Now, that’s not to say I accomplished everything on my own. I had incredible parents who provided a stable home, with a lot of love and support. Although my dad was convinced this bodybuilding thing I had gotten myself into was crazy. I was also armed with the wisdom I picked up over the years from the bodybuilding greats that went before me. I soaked up everything my heroes like Joe Weider and others wrote. I even bought the Charles Atlas program from an ad in a comic book! I was the skinny kid that didn’t want sand kicked in my face. If it had to do with building muscle, I read it.

But, like a lot of bodybuilders, I flew solo. I didn’t play team sports at all. My parents were immigrants to this great country. My dad was caught up with making it in America. He was a very hard worker and wasn't the kind of dad to take me out in the yard to toss a baseball or have me go out for passes while he winged a football at me, and we didn’t have a basketball hoop in the driveway. I wasn’t tall enough for a basketball career anyway. But, Dad gave me my work ethic and I think that was the greatest lesson any kid could have learned. 

When I was 20, I packed up my few belongings, loaded them into one of my dad’s old beat up suitcases, and flew to southern California, to the mecca of bodybuilding. Almost as soon as I landed I was offered a job by Ed Connors, one of the owners of Gold’s Gym. He saw the potential in me and made me a manager of Gold’s in Reseda, California.

Things started happening—which is usually the case when you work hard. Lee Haney, who would go on to win eight Mr. Olympia titles, saw my ferocious intensity from across the weight room and asked me to be his training partner. He's the one who taught me to work smarter. I was bench-pressing 525 pounds as part of a normal workout. He taught me how to “stimulate, not annihilate,” muscles by using less weight and better form.

My point is simple. Even for a guy like me who likes to do things on his own, we all need the right people around us. The best relationships are mutual, where both parties push, compliment, and help the other improve. I honestly believe I helped Lee as much as he helped me. I know he would agree with that statement. If I had to take 2nd place in the Olympia THREE times, it was only fitting that it would be Lee who beat me, because it was me who pushed him. 

This isn’t just a lesson for bodybuilding. Nowhere is it more true than in business. One of my greatest sources of pride as the owner of Gaspari Nutrition was being vendor of the year for both GNC (five times) and Vitamin King. To that end, I’ve done everything at Gaspari Nutrition - from helping to develop and test new formulas, to packing boxes, to making sales calls and promotional appearances. I’ve mopped the floors a few times, too. But, believe me, I know I couldn’t have done anything past what I could have done out of my garage without hiring— and occasionally firing—the right people. You'll see that as you grow older, wiser and more successful that it's the team – the people with whom you surround yourself  - that will have the greatest impact on your drive downfield. The marketable universe in which we find ourselves today is too vast, too complicated, too crowded and too competitive to navigate yourself. It's not 1983 anymore. 

Who do you have on your team? Are they making you better?

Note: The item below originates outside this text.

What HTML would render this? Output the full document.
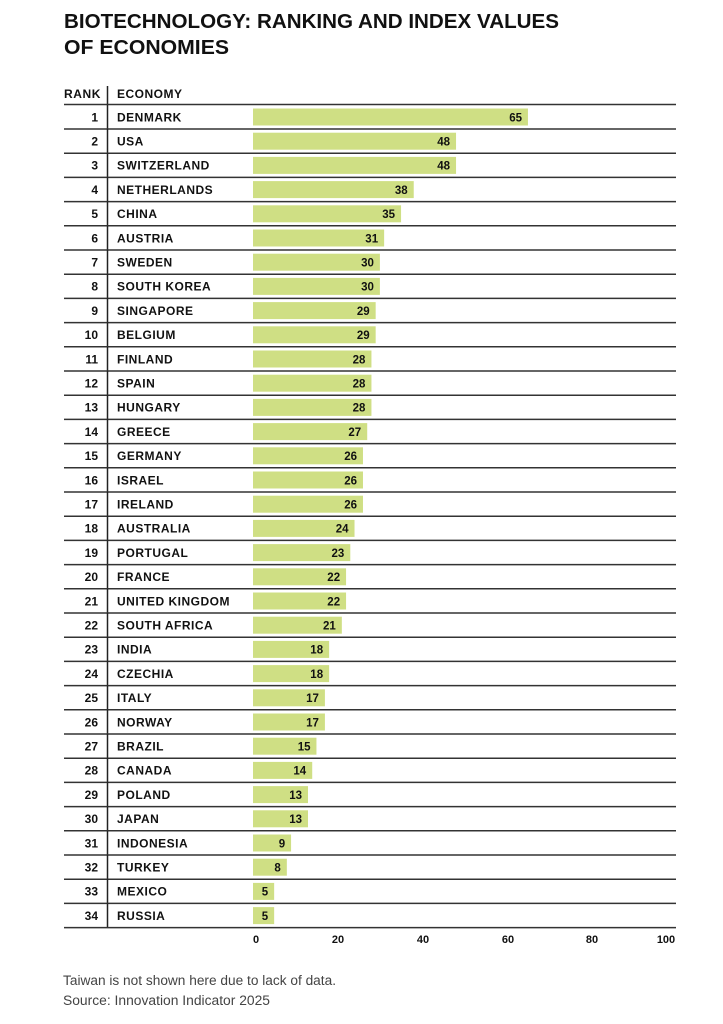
<!DOCTYPE html>
<html><head><meta charset="utf-8"><style>
html,body{margin:0;padding:0;background:#fff;}
svg{display:block;}
rect{fill:#cfdf84;}
.v{font-size:11.5px;font-weight:bold;fill:#111;text-anchor:end;}
.r{font-size:12px;font-weight:bold;fill:#111;text-anchor:end;}
.n{font-size:12px;font-weight:bold;fill:#111;letter-spacing:0.5px;}
.d{stroke:#222;stroke-width:1.5;}
.s{stroke:#333;stroke-width:1.5;}
</style></head><body>
<svg width="723" height="1024" xmlns="http://www.w3.org/2000/svg" font-family="Liberation Sans, sans-serif">
<text x="64" y="28" font-size="20" font-weight="bold" fill="#111" textLength="495" lengthAdjust="spacingAndGlyphs">BIOTECHNOLOGY: RANKING AND INDEX VALUES</text>
<text x="64" y="54" font-size="20" font-weight="bold" fill="#111" textLength="165" lengthAdjust="spacingAndGlyphs">OF ECONOMIES</text>
<text x="64" y="98" font-size="12" font-weight="bold" fill="#111" letter-spacing="0.6">RANK</text>
<text x="117" y="98" font-size="12" font-weight="bold" fill="#111" letter-spacing="0.5">ECONOMY</text>
<line class="d" x1="107.5" y1="86" x2="107.5" y2="104.5"/>
<line class="s" x1="64" y1="104.5" x2="676" y2="104.5"/>

<g transform="translate(0,129)"><rect x="253" y="-20.5" width="274.95" height="17"/><text class="v" x="522" y="-7.7">65</text><text class="r" x="98" y="-7.7">1</text><text class="n" x="117" y="-7.7">DENMARK</text><line class="d" x1="107.5" y1="-24.2" x2="107.5" y2="0"/><line class="s" x1="64" y1="0" x2="676" y2="0"/></g>
<g transform="translate(0,153.2)"><rect x="253" y="-20.5" width="203.04" height="17"/><text class="v" x="450" y="-7.7">48</text><text class="r" x="98" y="-7.7">2</text><text class="n" x="117" y="-7.7">USA</text><line class="d" x1="107.5" y1="-24.2" x2="107.5" y2="0"/><line class="s" x1="64" y1="0" x2="676" y2="0"/></g>
<g transform="translate(0,177.4)"><rect x="253" y="-20.5" width="203.04" height="17"/><text class="v" x="450" y="-7.7">48</text><text class="r" x="98" y="-7.7">3</text><text class="n" x="117" y="-7.7">SWITZERLAND</text><line class="d" x1="107.5" y1="-24.2" x2="107.5" y2="0"/><line class="s" x1="64" y1="0" x2="676" y2="0"/></g>
<g transform="translate(0,201.6)"><rect x="253" y="-20.5" width="160.74" height="17"/><text class="v" x="407.7" y="-7.7">38</text><text class="r" x="98" y="-7.7">4</text><text class="n" x="117" y="-7.7">NETHERLANDS</text><line class="d" x1="107.5" y1="-24.2" x2="107.5" y2="0"/><line class="s" x1="64" y1="0" x2="676" y2="0"/></g>
<g transform="translate(0,225.8)"><rect x="253" y="-20.5" width="148.05" height="17"/><text class="v" x="395" y="-7.7">35</text><text class="r" x="98" y="-7.7">5</text><text class="n" x="117" y="-7.7">CHINA</text><line class="d" x1="107.5" y1="-24.2" x2="107.5" y2="0"/><line class="s" x1="64" y1="0" x2="676" y2="0"/></g>
<g transform="translate(0,250)"><rect x="253" y="-20.5" width="131.13" height="17"/><text class="v" x="378.1" y="-7.7">31</text><text class="r" x="98" y="-7.7">6</text><text class="n" x="117" y="-7.7">AUSTRIA</text><line class="d" x1="107.5" y1="-24.2" x2="107.5" y2="0"/><line class="s" x1="64" y1="0" x2="676" y2="0"/></g>
<g transform="translate(0,274.2)"><rect x="253" y="-20.5" width="126.9" height="17"/><text class="v" x="373.9" y="-7.7">30</text><text class="r" x="98" y="-7.7">7</text><text class="n" x="117" y="-7.7">SWEDEN</text><line class="d" x1="107.5" y1="-24.2" x2="107.5" y2="0"/><line class="s" x1="64" y1="0" x2="676" y2="0"/></g>
<g transform="translate(0,298.4)"><rect x="253" y="-20.5" width="126.9" height="17"/><text class="v" x="373.9" y="-7.7">30</text><text class="r" x="98" y="-7.7">8</text><text class="n" x="117" y="-7.7">SOUTH KOREA</text><line class="d" x1="107.5" y1="-24.2" x2="107.5" y2="0"/><line class="s" x1="64" y1="0" x2="676" y2="0"/></g>
<g transform="translate(0,322.6)"><rect x="253" y="-20.5" width="122.67" height="17"/><text class="v" x="369.7" y="-7.7">29</text><text class="r" x="98" y="-7.7">9</text><text class="n" x="117" y="-7.7">SINGAPORE</text><line class="d" x1="107.5" y1="-24.2" x2="107.5" y2="0"/><line class="s" x1="64" y1="0" x2="676" y2="0"/></g>
<g transform="translate(0,346.8)"><rect x="253" y="-20.5" width="122.67" height="17"/><text class="v" x="369.7" y="-7.7">29</text><text class="r" x="98" y="-7.7">10</text><text class="n" x="117" y="-7.7">BELGIUM</text><line class="d" x1="107.5" y1="-24.2" x2="107.5" y2="0"/><line class="s" x1="64" y1="0" x2="676" y2="0"/></g>
<g transform="translate(0,371)"><rect x="253" y="-20.5" width="118.44" height="17"/><text class="v" x="365.4" y="-7.7">28</text><text class="r" x="98" y="-7.7">11</text><text class="n" x="117" y="-7.7">FINLAND</text><line class="d" x1="107.5" y1="-24.2" x2="107.5" y2="0"/><line class="s" x1="64" y1="0" x2="676" y2="0"/></g>
<g transform="translate(0,395.2)"><rect x="253" y="-20.5" width="118.44" height="17"/><text class="v" x="365.4" y="-7.7">28</text><text class="r" x="98" y="-7.7">12</text><text class="n" x="117" y="-7.7">SPAIN</text><line class="d" x1="107.5" y1="-24.2" x2="107.5" y2="0"/><line class="s" x1="64" y1="0" x2="676" y2="0"/></g>
<g transform="translate(0,419.4)"><rect x="253" y="-20.5" width="118.44" height="17"/><text class="v" x="365.4" y="-7.7">28</text><text class="r" x="98" y="-7.7">13</text><text class="n" x="117" y="-7.7">HUNGARY</text><line class="d" x1="107.5" y1="-24.2" x2="107.5" y2="0"/><line class="s" x1="64" y1="0" x2="676" y2="0"/></g>
<g transform="translate(0,443.6)"><rect x="253" y="-20.5" width="114.21" height="17"/><text class="v" x="361.2" y="-7.7">27</text><text class="r" x="98" y="-7.7">14</text><text class="n" x="117" y="-7.7">GREECE</text><line class="d" x1="107.5" y1="-24.2" x2="107.5" y2="0"/><line class="s" x1="64" y1="0" x2="676" y2="0"/></g>
<g transform="translate(0,467.8)"><rect x="253" y="-20.5" width="109.98" height="17"/><text class="v" x="357" y="-7.7">26</text><text class="r" x="98" y="-7.7">15</text><text class="n" x="117" y="-7.7">GERMANY</text><line class="d" x1="107.5" y1="-24.2" x2="107.5" y2="0"/><line class="s" x1="64" y1="0" x2="676" y2="0"/></g>
<g transform="translate(0,492)"><rect x="253" y="-20.5" width="109.98" height="17"/><text class="v" x="357" y="-7.7">26</text><text class="r" x="98" y="-7.7">16</text><text class="n" x="117" y="-7.7">ISRAEL</text><line class="d" x1="107.5" y1="-24.2" x2="107.5" y2="0"/><line class="s" x1="64" y1="0" x2="676" y2="0"/></g>
<g transform="translate(0,516.2)"><rect x="253" y="-20.5" width="109.98" height="17"/><text class="v" x="357" y="-7.7">26</text><text class="r" x="98" y="-7.7">17</text><text class="n" x="117" y="-7.7">IRELAND</text><line class="d" x1="107.5" y1="-24.2" x2="107.5" y2="0"/><line class="s" x1="64" y1="0" x2="676" y2="0"/></g>
<g transform="translate(0,540.4)"><rect x="253" y="-20.5" width="101.52" height="17"/><text class="v" x="348.5" y="-7.7">24</text><text class="r" x="98" y="-7.7">18</text><text class="n" x="117" y="-7.7">AUSTRALIA</text><line class="d" x1="107.5" y1="-24.2" x2="107.5" y2="0"/><line class="s" x1="64" y1="0" x2="676" y2="0"/></g>
<g transform="translate(0,564.6)"><rect x="253" y="-20.5" width="97.29" height="17"/><text class="v" x="344.3" y="-7.7">23</text><text class="r" x="98" y="-7.7">19</text><text class="n" x="117" y="-7.7">PORTUGAL</text><line class="d" x1="107.5" y1="-24.2" x2="107.5" y2="0"/><line class="s" x1="64" y1="0" x2="676" y2="0"/></g>
<g transform="translate(0,588.8)"><rect x="253" y="-20.5" width="93.06" height="17"/><text class="v" x="340.1" y="-7.7">22</text><text class="r" x="98" y="-7.7">20</text><text class="n" x="117" y="-7.7">FRANCE</text><line class="d" x1="107.5" y1="-24.2" x2="107.5" y2="0"/><line class="s" x1="64" y1="0" x2="676" y2="0"/></g>
<g transform="translate(0,613)"><rect x="253" y="-20.5" width="93.06" height="17"/><text class="v" x="340.1" y="-7.7">22</text><text class="r" x="98" y="-7.7">21</text><text class="n" x="117" y="-7.7">UNITED KINGDOM</text><line class="d" x1="107.5" y1="-24.2" x2="107.5" y2="0"/><line class="s" x1="64" y1="0" x2="676" y2="0"/></g>
<g transform="translate(0,637.2)"><rect x="253" y="-20.5" width="88.83" height="17"/><text class="v" x="335.8" y="-7.7">21</text><text class="r" x="98" y="-7.7">22</text><text class="n" x="117" y="-7.7">SOUTH AFRICA</text><line class="d" x1="107.5" y1="-24.2" x2="107.5" y2="0"/><line class="s" x1="64" y1="0" x2="676" y2="0"/></g>
<g transform="translate(0,661.4)"><rect x="253" y="-20.5" width="76.14" height="17"/><text class="v" x="323.1" y="-7.7">18</text><text class="r" x="98" y="-7.7">23</text><text class="n" x="117" y="-7.7">INDIA</text><line class="d" x1="107.5" y1="-24.2" x2="107.5" y2="0"/><line class="s" x1="64" y1="0" x2="676" y2="0"/></g>
<g transform="translate(0,685.6)"><rect x="253" y="-20.5" width="76.14" height="17"/><text class="v" x="323.1" y="-7.7">18</text><text class="r" x="98" y="-7.7">24</text><text class="n" x="117" y="-7.7">CZECHIA</text><line class="d" x1="107.5" y1="-24.2" x2="107.5" y2="0"/><line class="s" x1="64" y1="0" x2="676" y2="0"/></g>
<g transform="translate(0,709.8)"><rect x="253" y="-20.5" width="71.91" height="17"/><text class="v" x="318.9" y="-7.7">17</text><text class="r" x="98" y="-7.7">25</text><text class="n" x="117" y="-7.7">ITALY</text><line class="d" x1="107.5" y1="-24.2" x2="107.5" y2="0"/><line class="s" x1="64" y1="0" x2="676" y2="0"/></g>
<g transform="translate(0,734)"><rect x="253" y="-20.5" width="71.91" height="17"/><text class="v" x="318.9" y="-7.7">17</text><text class="r" x="98" y="-7.7">26</text><text class="n" x="117" y="-7.7">NORWAY</text><line class="d" x1="107.5" y1="-24.2" x2="107.5" y2="0"/><line class="s" x1="64" y1="0" x2="676" y2="0"/></g>
<g transform="translate(0,758.2)"><rect x="253" y="-20.5" width="63.45" height="17"/><text class="v" x="310.5" y="-7.7">15</text><text class="r" x="98" y="-7.7">27</text><text class="n" x="117" y="-7.7">BRAZIL</text><line class="d" x1="107.5" y1="-24.2" x2="107.5" y2="0"/><line class="s" x1="64" y1="0" x2="676" y2="0"/></g>
<g transform="translate(0,782.4)"><rect x="253" y="-20.5" width="59.22" height="17"/><text class="v" x="306.2" y="-7.7">14</text><text class="r" x="98" y="-7.7">28</text><text class="n" x="117" y="-7.7">CANADA</text><line class="d" x1="107.5" y1="-24.2" x2="107.5" y2="0"/><line class="s" x1="64" y1="0" x2="676" y2="0"/></g>
<g transform="translate(0,806.6)"><rect x="253" y="-20.5" width="54.99" height="17"/><text class="v" x="302" y="-7.7">13</text><text class="r" x="98" y="-7.7">29</text><text class="n" x="117" y="-7.7">POLAND</text><line class="d" x1="107.5" y1="-24.2" x2="107.5" y2="0"/><line class="s" x1="64" y1="0" x2="676" y2="0"/></g>
<g transform="translate(0,830.8)"><rect x="253" y="-20.5" width="54.99" height="17"/><text class="v" x="302" y="-7.7">13</text><text class="r" x="98" y="-7.7">30</text><text class="n" x="117" y="-7.7">JAPAN</text><line class="d" x1="107.5" y1="-24.2" x2="107.5" y2="0"/><line class="s" x1="64" y1="0" x2="676" y2="0"/></g>
<g transform="translate(0,855)"><rect x="253" y="-20.5" width="38.07" height="17"/><text class="v" x="285.1" y="-7.7">9</text><text class="r" x="98" y="-7.7">31</text><text class="n" x="117" y="-7.7">INDONESIA</text><line class="d" x1="107.5" y1="-24.2" x2="107.5" y2="0"/><line class="s" x1="64" y1="0" x2="676" y2="0"/></g>
<g transform="translate(0,879.2)"><rect x="253" y="-20.5" width="33.84" height="17"/><text class="v" x="280.8" y="-7.7">8</text><text class="r" x="98" y="-7.7">32</text><text class="n" x="117" y="-7.7">TURKEY</text><line class="d" x1="107.5" y1="-24.2" x2="107.5" y2="0"/><line class="s" x1="64" y1="0" x2="676" y2="0"/></g>
<g transform="translate(0,903.4)"><rect x="253" y="-20.5" width="21.15" height="17"/><text class="v" x="268.2" y="-7.7">5</text><text class="r" x="98" y="-7.7">33</text><text class="n" x="117" y="-7.7">MEXICO</text><line class="d" x1="107.5" y1="-24.2" x2="107.5" y2="0"/><line class="s" x1="64" y1="0" x2="676" y2="0"/></g>
<g transform="translate(0,927.6)"><rect x="253" y="-20.5" width="21.15" height="17"/><text class="v" x="268.2" y="-7.7">5</text><text class="r" x="98" y="-7.7">34</text><text class="n" x="117" y="-7.7">RUSSIA</text><line class="d" x1="107.5" y1="-24.2" x2="107.5" y2="0"/><line class="s" x1="64" y1="0" x2="676" y2="0"/></g>

<g font-size="11" font-weight="bold" fill="#111" text-anchor="middle">
<text x="256" y="943">0</text><text x="338" y="943">20</text><text x="423" y="943">40</text>
<text x="508" y="943">60</text><text x="592" y="943">80</text><text x="666" y="943">100</text>
</g>
<text x="63" y="985" font-size="13.5" fill="#444" textLength="273" lengthAdjust="spacingAndGlyphs">Taiwan is not shown here due to lack of data.</text>
<text x="63" y="1005" font-size="13.5" fill="#444" textLength="207" lengthAdjust="spacingAndGlyphs">Source: Innovation Indicator 2025</text>
</svg>
</body></html>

Are you making others better? Are they team players?

How many times have we seen a kid with all the potential in the world but they get caught up with the wrong  group of friends, and they end up going through life in the wrong direction?

If you train with people who practice bad form and put out mediocre effort, you aren’t nearly as likely to give your ultimate effort and your bodybuilding career will suffer as a result. If your best friends on the job do nothing but complain and have a terrible work ethic, you probably aren’t doing your professional career any favors. If you hang around people with lousy attitudes, don’t be surprised to discover you have a lousy attitude too.

If you want to succeed, you have to surround yourself with the right people - people who will help you just as much as much as you help them. You need people with whom you can grow; encourage and push each other, be each others’ fans and hold each other accountable to work harder for better results. If you absolutely can’t find the right workout partners, or the colleagues, to help you grow in your chosen career, then at minimum make a commitment to stretch your mind and your vision through select books and videos. Study what the greats do and follow their lead.

The bottom line is this: Whether it's writing iPhone apps or building custom toilets, you must visualize your success in it, believe in it yourself, and surround yourself with people who will motivate you and help nurture your belief. With that team structure in place, nothing but great things will happen.